If you’re hoping a solid workout will help you de-stress, new research suggests making an effort to calm down before heading to the gym is better for your health.
The large, international study has found a link between heavy exertion while stressed or mad, to a tripled risk of having a heart attack within an hour.
While it’s well known that regular exercise can help alleviate stress, researchers say getting too little or too much can be dangerous.
The study, led by the Population Health Research Institute at McMaster University in Hamilton, suggests there are good and bad times to exercise.
Previous studies that examined anger and exertion as heart attack triggers were limited by their small size, and included few women and minorities. This latest study involved 12,461 people suffering a first heart attack in 52 countries. The average age of the participants was 58, and seventy-five per cent were men.
Those participating in the study completed a survey about whether they were angry or upset, or had heavy exertion, about an the hour before their heart attack or during the same time period the previous day.

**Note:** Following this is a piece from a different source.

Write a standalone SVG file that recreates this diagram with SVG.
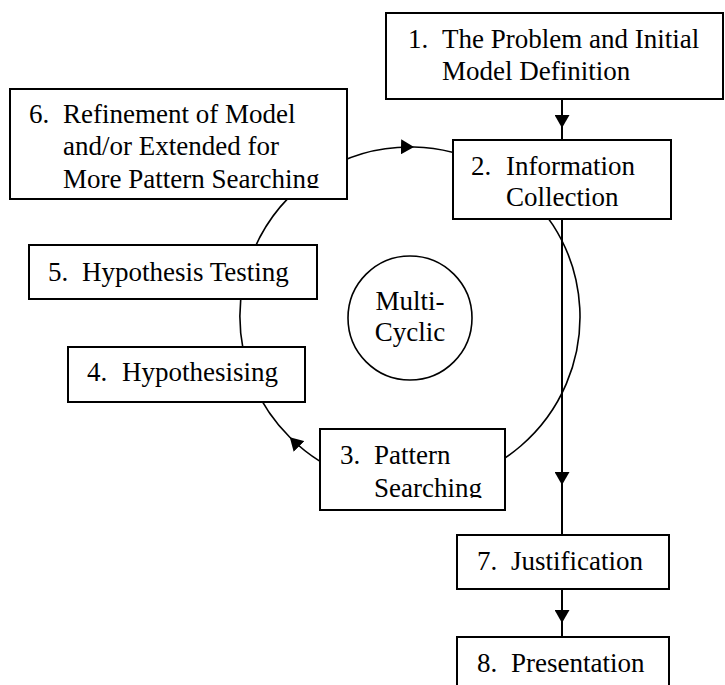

Researchers could then compare risk at different times in the same people, and the impact of these potential heart attack triggers.
The study found that both heavy physical exertion and being angry/upset doubled the risk of suffering heart attack symptoms within an hour.

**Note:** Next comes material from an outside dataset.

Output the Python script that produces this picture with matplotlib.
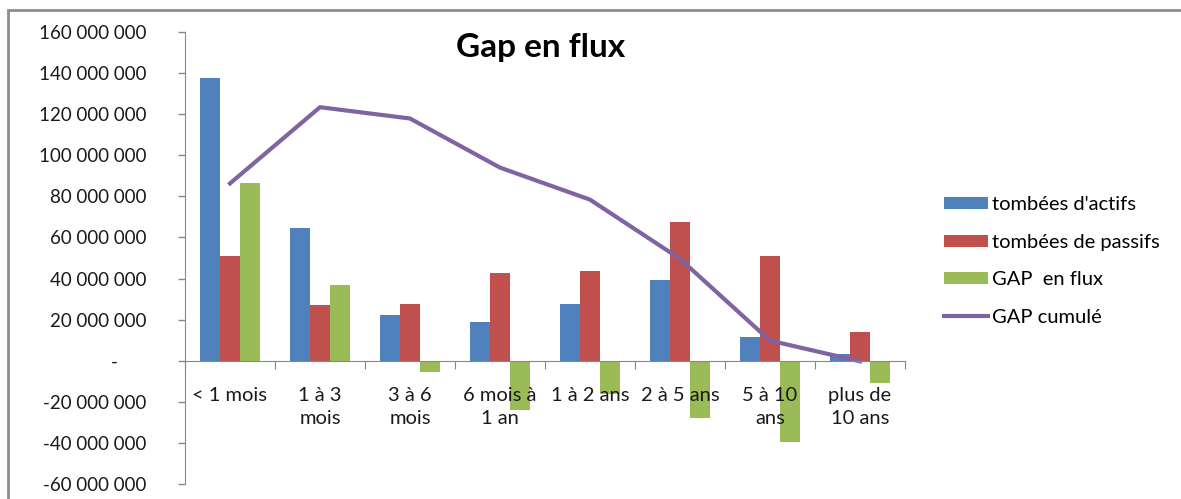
import matplotlib.pyplot as plt
import numpy as np
from matplotlib.patches import Rectangle
from matplotlib.ticker import FuncFormatter, FixedLocator

plt.rcParams["font.family"] = ["Lato", "DejaVu Sans"]

categories = ["< 1 mois", "1 à 3\nmois", "3 à 6\nmois", "6 mois à\n1 an", "1 à 2 ans",
              "2 à 5 ans", "5 à 10\nans", "plus de\n10 ans"]
actifs = [137.6e6, 64.4e6, 22.3e6, 19.0e6, 27.6e6, 39.5e6, 11.7e6, 3.3e6]
passifs = [51.2e6, 27.2e6, 27.6e6, 42.6e6, 43.6e6, 67.5e6, 51.2e6, 14.1e6]
gap_flux = [86.3e6, 36.7e6, -5.7e6, -23.9e6, -16.0e6, -28.1e6, -39.8e6, -10.9e6]
gap_cumule = [86.3e6, 123.4e6, 117.9e6, 94.0e6, 78.4e6, 49.6e6, 9.8e6, -0.3e6]

blue = "#4F81BD"
red = "#C0504D"
green = "#9BBB59"
purple = "#8064A2"
gray = "#888888"

fig = plt.figure(figsize=(11.81, 4.99), dpi=100)
ax = fig.add_axes([185 / 1181, 1 - 484 / 499, 720 / 1181, (484 - 32) / 499])

# outer chart frame (cut at right and bottom like the screenshot)
fig.add_artist(Rectangle((8 / 1181, -0.1), 1.2, 1 - 10 / 499 + 0.1, transform=fig.transFigure,
                         fill=False, edgecolor="#8c8c8c", linewidth=2))

x = np.arange(len(categories))
w = 0.22
b1 = ax.bar(x - w, actifs, w, color=blue, label="tombées d'actifs")
b2 = ax.bar(x, passifs, w, color=red, label="tombées de passifs")
b3 = ax.bar(x + w, gap_flux, w, color=green, label="GAP  en flux")
l1, = ax.plot(x, gap_cumule, color=purple, linewidth=3, label="GAP cumulé")

ax.set_xlim(-0.5, len(categories) - 0.5)
ax.set_ylim(-60e6, 160e6)
ax.set_yticks(np.arange(-60e6, 160e6 + 1, 20e6))


def fmt(v, pos):
    if abs(v) < 1:
        return "-      "
    return f"{int(round(v)):,}".replace(",", " ")


ax.yaxis.set_major_formatter(FuncFormatter(fmt))
ax.tick_params(axis="y", length=5, width=1, color=gray, pad=23, labelsize=13.5, labelcolor="#1a1a1a")

for s in ["top", "right"]:
    ax.spines[s].set_visible(False)
ax.spines["left"].set_color(gray)
ax.spines["bottom"].set_color(gray)
ax.spines["bottom"].set_position(("data", 0))

ax.xaxis.set_major_locator(FixedLocator(np.arange(len(categories) + 1) - 0.5))
ax.xaxis.set_major_formatter(FuncFormatter(lambda v, p: ""))
ax.xaxis.set_minor_locator(FixedLocator(x))
ax.set_xticklabels(categories, minor=True)
ax.tick_params(axis="x", which="major", length=6, color=gray, direction="out")
ax.tick_params(axis="x", which="minor", length=0, pad=19, labelsize=14.5, labelcolor="#1a1a1a")
for lab in ax.get_xticklabels(minor=True):
    lab.set_linespacing(1.4)

fig.text(541 / 1181, 1 - 48 / 499, "Gap en flux", ha="center", va="center",
         fontsize=24, fontweight="bold")

ax.legend([b1, b2, b3, l1], [b1.get_label(), b2.get_label(), b3.get_label(), l1.get_label()],
          loc="center left", bbox_to_anchor=(926 / 1181, 1 - 261 / 499), bbox_transform=fig.transFigure,
          frameon=False, fontsize=14.5, handlelength=2.2, handleheight=0.55, labelspacing=1.02,
          handletextpad=0.2)

fig.savefig("out.png", dpi=100)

Feeling both at the same time more than tripled the risk for a heart attack.
The risk was at it’s highest point between 6 p.m. and midnight, and was independent of other factors including smoking, obesity, and high blood pressure.
Researchers say it should be noted that test subjects reported their own stress or anger, and people who recently had heart attack may have an easier time remembering if they suffered a trigger. The definition of “strenuous exertion” was also subject to the patient’s interpretation.
Since the study is observational, it cannot prove cause and effect. But because it’s not possible to randomly assign people to be angry and exercise and then see how many have heart attacks, it’s likely the closest researchers can get.
Researchers recommend people find ways to reducing their anxiety, stress, or extreme anger before tackling vigorous exercise.
The results of the study, which was funded in-part by the Canadian Institutes of Health Research, were published Monday in the Heart Association journal Circulation.